■ What the exercise asks
Repeat exactly the stretch of lines from the line containing "Give me the D3.js source for this chart." through the line containing "const sampleTimes = d3.range(241).map(i", both included, and nothing else.

■ Data rows
--
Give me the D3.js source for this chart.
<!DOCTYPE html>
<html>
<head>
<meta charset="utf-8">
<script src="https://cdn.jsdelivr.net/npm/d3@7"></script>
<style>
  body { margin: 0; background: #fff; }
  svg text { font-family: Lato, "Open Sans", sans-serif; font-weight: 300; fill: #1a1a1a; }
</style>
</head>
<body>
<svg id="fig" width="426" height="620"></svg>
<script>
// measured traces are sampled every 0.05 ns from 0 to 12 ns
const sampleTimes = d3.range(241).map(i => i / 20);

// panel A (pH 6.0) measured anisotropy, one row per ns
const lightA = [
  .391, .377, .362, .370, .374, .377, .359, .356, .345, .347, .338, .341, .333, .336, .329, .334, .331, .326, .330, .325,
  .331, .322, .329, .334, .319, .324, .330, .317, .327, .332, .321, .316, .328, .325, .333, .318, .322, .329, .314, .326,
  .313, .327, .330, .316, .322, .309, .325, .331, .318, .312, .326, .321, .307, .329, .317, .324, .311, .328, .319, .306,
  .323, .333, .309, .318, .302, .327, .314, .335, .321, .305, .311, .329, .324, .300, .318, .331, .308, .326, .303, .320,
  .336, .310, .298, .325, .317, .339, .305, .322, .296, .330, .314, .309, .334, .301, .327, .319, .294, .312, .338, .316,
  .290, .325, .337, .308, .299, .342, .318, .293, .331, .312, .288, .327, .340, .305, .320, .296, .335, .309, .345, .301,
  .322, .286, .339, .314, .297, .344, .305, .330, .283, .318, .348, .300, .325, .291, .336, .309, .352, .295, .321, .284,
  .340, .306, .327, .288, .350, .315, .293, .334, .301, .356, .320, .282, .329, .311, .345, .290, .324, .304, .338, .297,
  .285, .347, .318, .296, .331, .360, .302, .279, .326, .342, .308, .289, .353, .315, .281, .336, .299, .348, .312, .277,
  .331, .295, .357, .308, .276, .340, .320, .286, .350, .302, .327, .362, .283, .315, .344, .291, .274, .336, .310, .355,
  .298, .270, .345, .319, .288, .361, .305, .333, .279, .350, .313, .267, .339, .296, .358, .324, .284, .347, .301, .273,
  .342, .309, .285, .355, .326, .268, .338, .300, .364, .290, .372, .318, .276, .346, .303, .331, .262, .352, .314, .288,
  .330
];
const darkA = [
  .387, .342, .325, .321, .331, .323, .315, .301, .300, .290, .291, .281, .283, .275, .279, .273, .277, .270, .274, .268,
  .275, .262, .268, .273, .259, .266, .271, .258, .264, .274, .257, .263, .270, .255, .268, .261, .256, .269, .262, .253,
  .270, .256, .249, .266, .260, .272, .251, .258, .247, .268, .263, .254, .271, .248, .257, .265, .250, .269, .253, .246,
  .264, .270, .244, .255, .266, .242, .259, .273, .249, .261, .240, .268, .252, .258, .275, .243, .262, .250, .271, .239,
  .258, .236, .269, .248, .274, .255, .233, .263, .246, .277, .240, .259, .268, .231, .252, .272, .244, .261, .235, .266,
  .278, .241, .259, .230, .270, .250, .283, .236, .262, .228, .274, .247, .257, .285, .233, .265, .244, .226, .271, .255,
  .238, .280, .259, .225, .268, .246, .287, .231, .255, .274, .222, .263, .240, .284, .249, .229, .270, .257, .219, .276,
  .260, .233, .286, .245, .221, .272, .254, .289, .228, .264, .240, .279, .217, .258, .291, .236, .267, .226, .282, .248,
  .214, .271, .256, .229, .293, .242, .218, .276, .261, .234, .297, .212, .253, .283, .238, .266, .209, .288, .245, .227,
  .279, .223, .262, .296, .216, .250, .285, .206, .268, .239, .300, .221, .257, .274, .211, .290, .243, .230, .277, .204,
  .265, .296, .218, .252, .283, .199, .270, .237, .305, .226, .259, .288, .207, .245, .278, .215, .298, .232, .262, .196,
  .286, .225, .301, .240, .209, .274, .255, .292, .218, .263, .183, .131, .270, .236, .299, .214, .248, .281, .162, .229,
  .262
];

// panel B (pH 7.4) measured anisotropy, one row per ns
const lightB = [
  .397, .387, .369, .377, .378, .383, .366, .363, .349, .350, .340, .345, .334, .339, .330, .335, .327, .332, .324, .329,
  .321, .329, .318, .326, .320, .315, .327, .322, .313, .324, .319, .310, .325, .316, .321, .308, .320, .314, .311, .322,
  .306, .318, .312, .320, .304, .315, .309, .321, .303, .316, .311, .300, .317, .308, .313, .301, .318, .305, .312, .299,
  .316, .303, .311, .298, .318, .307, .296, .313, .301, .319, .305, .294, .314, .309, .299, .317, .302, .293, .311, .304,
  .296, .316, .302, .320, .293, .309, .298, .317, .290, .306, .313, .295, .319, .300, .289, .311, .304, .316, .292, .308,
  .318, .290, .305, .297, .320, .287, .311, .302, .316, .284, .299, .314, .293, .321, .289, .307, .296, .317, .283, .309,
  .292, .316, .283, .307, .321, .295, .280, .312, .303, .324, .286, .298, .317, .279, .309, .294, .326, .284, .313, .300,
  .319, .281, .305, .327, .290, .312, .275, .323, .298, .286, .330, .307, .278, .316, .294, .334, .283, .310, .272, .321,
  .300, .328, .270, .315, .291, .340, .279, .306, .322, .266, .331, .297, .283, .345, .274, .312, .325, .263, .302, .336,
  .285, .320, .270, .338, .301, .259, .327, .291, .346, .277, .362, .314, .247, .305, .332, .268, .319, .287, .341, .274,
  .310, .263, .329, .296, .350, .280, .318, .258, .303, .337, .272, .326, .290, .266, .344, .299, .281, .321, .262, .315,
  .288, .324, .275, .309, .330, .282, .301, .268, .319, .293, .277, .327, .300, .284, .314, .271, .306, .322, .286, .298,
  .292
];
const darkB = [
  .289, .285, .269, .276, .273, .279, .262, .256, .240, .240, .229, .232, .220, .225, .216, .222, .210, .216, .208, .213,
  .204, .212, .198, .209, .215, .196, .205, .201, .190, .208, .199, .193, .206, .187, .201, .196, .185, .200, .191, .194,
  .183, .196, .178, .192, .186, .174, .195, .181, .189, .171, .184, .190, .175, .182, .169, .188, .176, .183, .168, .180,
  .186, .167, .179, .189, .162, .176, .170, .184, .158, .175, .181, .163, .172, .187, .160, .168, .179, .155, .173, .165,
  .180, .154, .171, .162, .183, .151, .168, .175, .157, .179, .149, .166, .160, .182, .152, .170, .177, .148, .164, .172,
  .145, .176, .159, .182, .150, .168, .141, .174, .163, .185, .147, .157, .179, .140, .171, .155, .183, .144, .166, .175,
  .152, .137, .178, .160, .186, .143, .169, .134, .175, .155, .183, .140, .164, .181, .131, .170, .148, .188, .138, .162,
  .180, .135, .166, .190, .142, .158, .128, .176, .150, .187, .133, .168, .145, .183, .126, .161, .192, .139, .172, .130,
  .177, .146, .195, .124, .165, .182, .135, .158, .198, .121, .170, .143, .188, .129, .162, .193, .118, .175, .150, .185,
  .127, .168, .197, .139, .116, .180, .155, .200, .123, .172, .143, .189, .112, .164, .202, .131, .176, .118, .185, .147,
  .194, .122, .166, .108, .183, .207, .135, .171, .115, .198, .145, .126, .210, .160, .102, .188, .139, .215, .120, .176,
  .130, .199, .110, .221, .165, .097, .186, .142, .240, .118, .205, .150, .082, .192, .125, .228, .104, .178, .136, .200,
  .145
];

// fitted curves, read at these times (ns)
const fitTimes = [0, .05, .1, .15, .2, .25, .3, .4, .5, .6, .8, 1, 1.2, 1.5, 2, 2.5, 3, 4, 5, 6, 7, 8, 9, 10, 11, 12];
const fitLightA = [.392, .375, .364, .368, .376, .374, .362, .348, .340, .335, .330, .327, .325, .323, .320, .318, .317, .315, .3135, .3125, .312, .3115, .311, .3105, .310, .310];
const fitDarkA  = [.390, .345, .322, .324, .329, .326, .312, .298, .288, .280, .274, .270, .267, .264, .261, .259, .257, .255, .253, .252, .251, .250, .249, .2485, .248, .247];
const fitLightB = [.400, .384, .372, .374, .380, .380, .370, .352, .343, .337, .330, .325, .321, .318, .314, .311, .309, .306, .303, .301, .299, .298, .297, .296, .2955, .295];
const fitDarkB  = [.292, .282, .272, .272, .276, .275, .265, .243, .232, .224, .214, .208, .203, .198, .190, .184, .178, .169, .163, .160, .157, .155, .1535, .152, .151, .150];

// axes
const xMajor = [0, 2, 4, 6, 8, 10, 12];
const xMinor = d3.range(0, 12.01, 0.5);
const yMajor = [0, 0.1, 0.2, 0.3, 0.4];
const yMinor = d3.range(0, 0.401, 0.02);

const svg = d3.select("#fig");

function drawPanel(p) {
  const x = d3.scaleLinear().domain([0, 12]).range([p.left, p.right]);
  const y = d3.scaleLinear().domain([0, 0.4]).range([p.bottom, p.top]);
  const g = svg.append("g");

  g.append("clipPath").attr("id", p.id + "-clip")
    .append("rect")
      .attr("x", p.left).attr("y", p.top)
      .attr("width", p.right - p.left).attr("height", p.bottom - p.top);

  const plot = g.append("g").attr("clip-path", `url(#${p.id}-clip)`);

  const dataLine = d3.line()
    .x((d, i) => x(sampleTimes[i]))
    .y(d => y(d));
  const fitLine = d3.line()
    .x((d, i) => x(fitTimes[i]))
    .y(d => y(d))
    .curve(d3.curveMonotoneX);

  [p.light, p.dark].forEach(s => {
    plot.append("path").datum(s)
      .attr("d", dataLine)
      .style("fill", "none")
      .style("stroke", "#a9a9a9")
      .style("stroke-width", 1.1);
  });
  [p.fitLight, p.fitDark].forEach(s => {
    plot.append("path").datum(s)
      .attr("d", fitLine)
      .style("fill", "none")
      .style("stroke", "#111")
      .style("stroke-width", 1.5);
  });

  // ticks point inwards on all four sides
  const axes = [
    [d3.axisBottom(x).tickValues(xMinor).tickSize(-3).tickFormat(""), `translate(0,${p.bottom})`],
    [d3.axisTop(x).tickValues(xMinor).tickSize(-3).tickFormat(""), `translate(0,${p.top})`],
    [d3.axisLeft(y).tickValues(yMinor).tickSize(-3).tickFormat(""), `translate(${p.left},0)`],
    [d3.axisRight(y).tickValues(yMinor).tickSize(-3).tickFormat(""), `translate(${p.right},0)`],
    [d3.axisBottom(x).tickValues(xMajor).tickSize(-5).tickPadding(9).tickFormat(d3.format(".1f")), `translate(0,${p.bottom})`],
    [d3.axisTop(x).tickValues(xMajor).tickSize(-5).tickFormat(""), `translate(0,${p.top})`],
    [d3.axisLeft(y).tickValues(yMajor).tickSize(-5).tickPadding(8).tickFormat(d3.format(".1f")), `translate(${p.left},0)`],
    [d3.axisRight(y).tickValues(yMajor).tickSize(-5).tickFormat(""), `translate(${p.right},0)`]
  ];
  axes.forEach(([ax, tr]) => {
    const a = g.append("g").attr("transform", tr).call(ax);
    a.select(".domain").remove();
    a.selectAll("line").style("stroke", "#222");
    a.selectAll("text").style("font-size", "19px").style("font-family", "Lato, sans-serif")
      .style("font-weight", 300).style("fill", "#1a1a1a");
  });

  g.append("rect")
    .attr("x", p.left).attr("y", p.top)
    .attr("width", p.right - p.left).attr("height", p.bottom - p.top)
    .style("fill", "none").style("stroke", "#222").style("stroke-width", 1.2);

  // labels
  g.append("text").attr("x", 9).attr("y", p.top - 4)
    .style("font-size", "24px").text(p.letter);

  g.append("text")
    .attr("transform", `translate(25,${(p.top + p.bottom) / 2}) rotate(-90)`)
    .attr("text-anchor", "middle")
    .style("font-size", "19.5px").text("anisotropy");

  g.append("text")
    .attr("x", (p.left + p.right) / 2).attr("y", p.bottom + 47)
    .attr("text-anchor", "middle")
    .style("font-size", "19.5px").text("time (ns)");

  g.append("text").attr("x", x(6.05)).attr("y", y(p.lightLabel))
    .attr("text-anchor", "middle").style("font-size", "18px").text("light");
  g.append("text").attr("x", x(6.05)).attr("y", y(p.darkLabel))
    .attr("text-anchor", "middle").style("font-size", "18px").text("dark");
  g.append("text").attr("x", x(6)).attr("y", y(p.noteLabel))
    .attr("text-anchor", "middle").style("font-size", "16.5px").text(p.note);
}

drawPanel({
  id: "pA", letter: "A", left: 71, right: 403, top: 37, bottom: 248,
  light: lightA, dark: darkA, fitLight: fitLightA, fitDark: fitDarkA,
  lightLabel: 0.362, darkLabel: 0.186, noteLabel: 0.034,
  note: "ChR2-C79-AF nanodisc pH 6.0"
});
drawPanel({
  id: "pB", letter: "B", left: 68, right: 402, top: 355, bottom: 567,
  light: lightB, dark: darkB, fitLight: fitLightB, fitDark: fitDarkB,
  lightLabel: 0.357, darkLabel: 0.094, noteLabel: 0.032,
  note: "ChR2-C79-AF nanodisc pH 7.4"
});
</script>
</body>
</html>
--
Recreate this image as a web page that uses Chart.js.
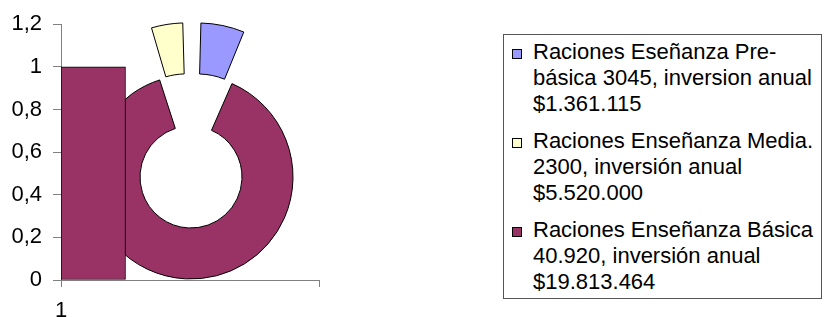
--
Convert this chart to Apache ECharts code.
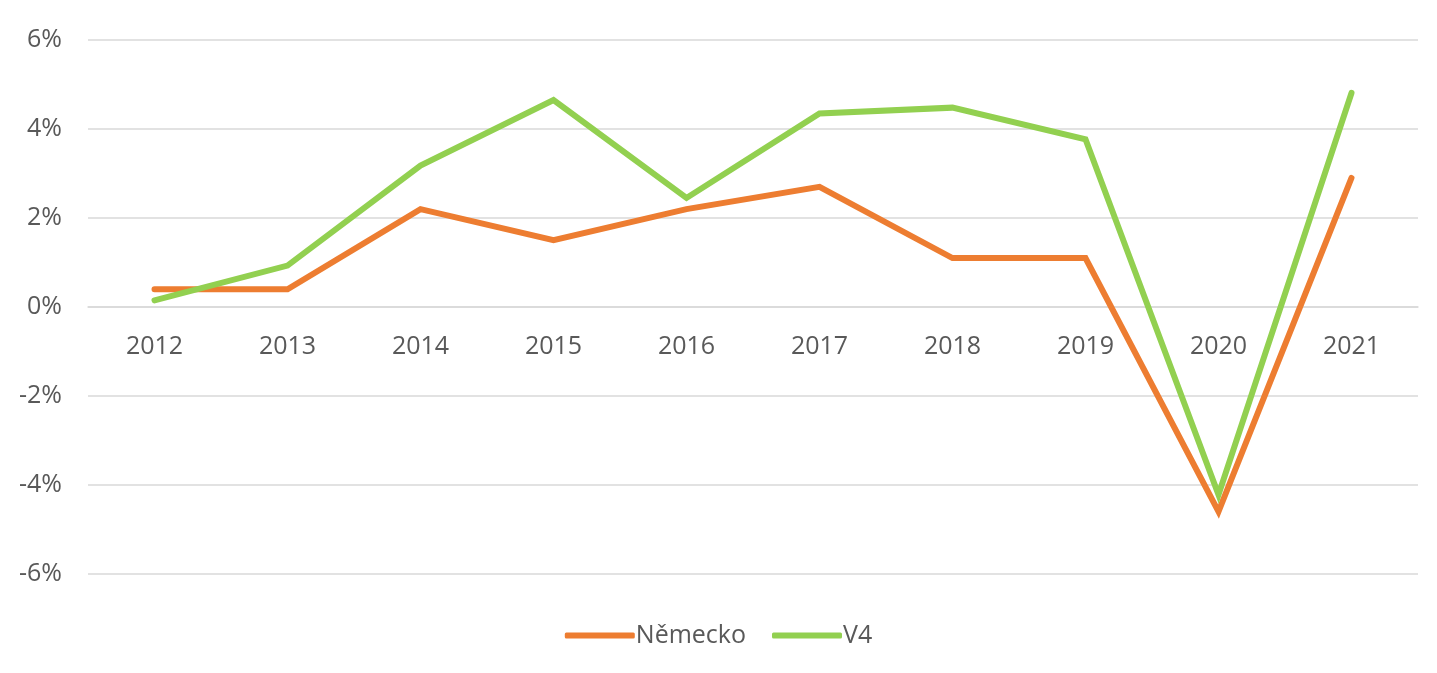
--
■ Result of this task
Give me the D3.js source for this chart.
<!DOCTYPE html>
<html>
<head>
<meta charset="utf-8">
<script src="https://cdn.jsdelivr.net/npm/d3@7"></script>
<style>
  body { margin: 0; background: #fff; }
  svg text { font-family: Lato, "Open Sans", sans-serif; font-weight: 300; fill: #1a1a1a; }
</style>
</head>
<body>
<svg id="fig" width="426" height="620"></svg>
<script>
// measured traces are sampled every 0.05 ns from 0 to 12 ns
const sampleTimes = d3.range(241).map(i => i / 20);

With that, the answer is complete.